Energy absorption characteristics of thin aluminium plate against hemispherical nosed projectile impact

Abstract

The energy absorption characteristics of monolithic and layered aluminium plates made of aluminium 1100-H12 were investigated against hemispherical nosed projectile impact both experimentally and numerically. The span diameter of 1mm thick monolithic plates were varied as 68, 100, 150, 200, 255, 350, 450, 550, 650 and 750mm whereas the effect of target configuration were studied for monolithic (1mm), layered in contact (0.5+0.5) and spaced target (0.5+0.5) of 150mm free span diameter.
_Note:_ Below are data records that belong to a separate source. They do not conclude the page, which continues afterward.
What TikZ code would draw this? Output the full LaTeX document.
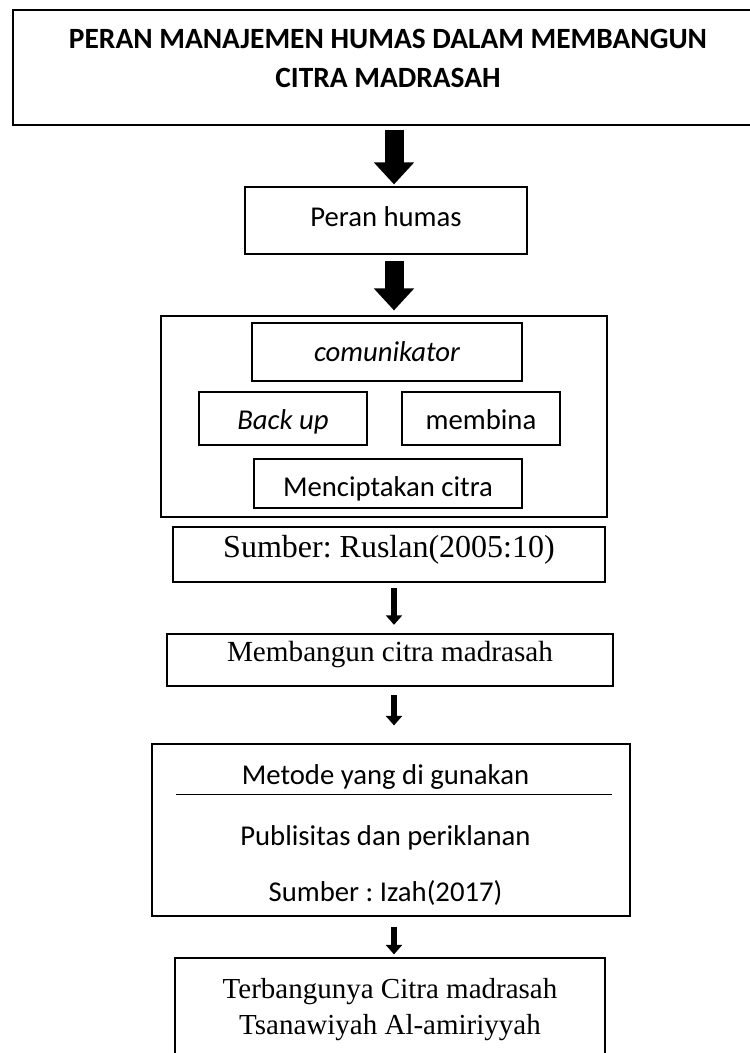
\documentclass[tikz,border=0pt]{standalone}
\usepackage{fontspec}
\setmainfont{Carlito}
\newfontfamily\timesfont{Liberation Serif}
\usetikzlibrary{arrows.meta}
\frenchspacing
\tikzset{
	box/.style={draw, line width=1.2pt, inner sep=0pt},
	boldbox/.style={draw, line width=2.4pt, inner sep=0pt},
	lift/.style={text height=#1, text depth=0pt},
	serif/.style={font=\timesfont\fontsize{#1}{36}\selectfont},
	bigarrow/.style={line width=19pt, -{Triangle[length=22pt,width=39pt]}},
	smallarrow/.style={line width=6pt, -{Triangle[length=9.5pt,width=16pt]}}
}

\begin{document}
\begin{tikzpicture}[x=1pt, y=-1pt, font=\fontsize{28.7}{34}\selectfont]
\useasboundingbox (0,0) rectangle (750,1053);
% Judul
\node[box, minimum width=750pt, minimum height=115pt, align=center, font=\fontsize{29.4}{39}\selectfont\bfseries, lift=39pt] (judul) at (388,67.5) {PERAN MANAJEMEN HUMAS DALAM MEMBANGUN\\CITRA MADRASAH};
\node[box, minimum width=282pt, minimum height=67pt, lift=11pt] (peran) at (386,220.5) {Peran humas};
% Peran humas
\node[box, minimum width=446pt, minimum height=201pt] (wadah) at (384,416.5) {};
\node[box, minimum width=270pt, minimum height=58pt, lift=19.4pt] (komunikator) at (387,352) {\itshape comunikator};
\node[box, minimum width=168pt, minimum height=53pt, lift=21pt] (backup) at (283,418.5) {\itshape Back up};
\node[box, minimum width=158pt, minimum height=53pt, lift=21pt] (membina) at (481,418.5) {membina};
\node[box, minimum width=268pt, minimum height=49pt, lift=25pt] (cipta) at (388,483.5) {Menciptakan citra};
\node[boldbox, minimum width=432pt, minimum height=55pt, lift=5pt, serif=32] (ruslan) at (389,554.5) {Sumber: Ruslan(2005:10)};
% Membangun citra
\node[boldbox, minimum width=446pt, minimum height=52pt, lift=2pt, serif=29.2] (bangun) at (390,660) {Membangun citra madrasah};
% Metode
\node[box, minimum width=478pt, minimum height=172pt] (metode) at (391,830) {};
\node[anchor=base] (metodejudul) at (385.5,784) {Metode yang di gunakan};
\draw[line width=1pt] (176,794) -- (612,794);
\node[anchor=base] (publisitas) at (385.5,845) {Publisitas dan periklanan};
\node[anchor=base] (izah) at (385.5,901) {Sumber : Izah(2017)};
% Hasil
\node[box, minimum width=430pt, minimum height=100pt, align=center, serif=29, lift=52pt] (hasil) at (390,1008) {Terbangunya Citra madrasah\\Tsanawiyah Al-amiriyyah};
% Panah
\coordinate (poros) at (394,0);
\foreach \a/\b/\s/\e in {judul/peran/4/2, peran/wadah/6/5}
  \draw[bigarrow, shorten <=\s pt, shorten >=\e pt] (\a.south -| poros) -- (\b.north -| poros);
\foreach \a/\b/\s/\e in {ruslan/bangun/5/8, bangun/metode/8/18, metode/hasil/10/3}
  \draw[smallarrow, shorten <=\s pt, shorten >=\e pt] (\a.south -| poros) -- (\b.north -| poros);
\end{tikzpicture}
\end{document}
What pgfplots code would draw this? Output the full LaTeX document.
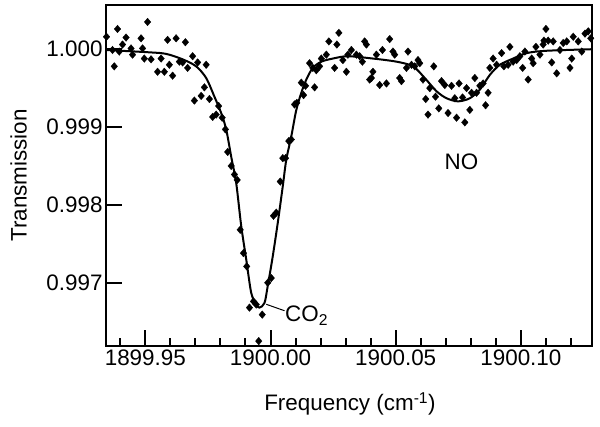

The spacing between thin layers was varied as 4.5, 10, 20, 30, 40, 50 and 60mm. Each target was impacted normally by 19mm diameter hemispherical nosed projectile. Some of numerical results were validated with experimental results with varying target span diameter (68, 100, 150, 200 and 255mm), layered in contact target and the target with 4.5mm spacing. Numerical results were found to be quite close with experimental results. A pressure gun was employed to carry out the experiments while the numerical simulations were performed on ABAQUS/Explicit finite element code. Further numerical simulation results were used to calculate the energy dissipation in plastic deformation. The energy was further disintegrated in stretching in radial, circumferential, axial and tangential directions. Both the ballistic performance and energy absorption characteristics were significantly influenced by target span and configuration. The ballistic limit has been found to be significantly increased with an increase in the span diameter of the target. The monolithic target was found to be superior followed by layered in contact and spaced target.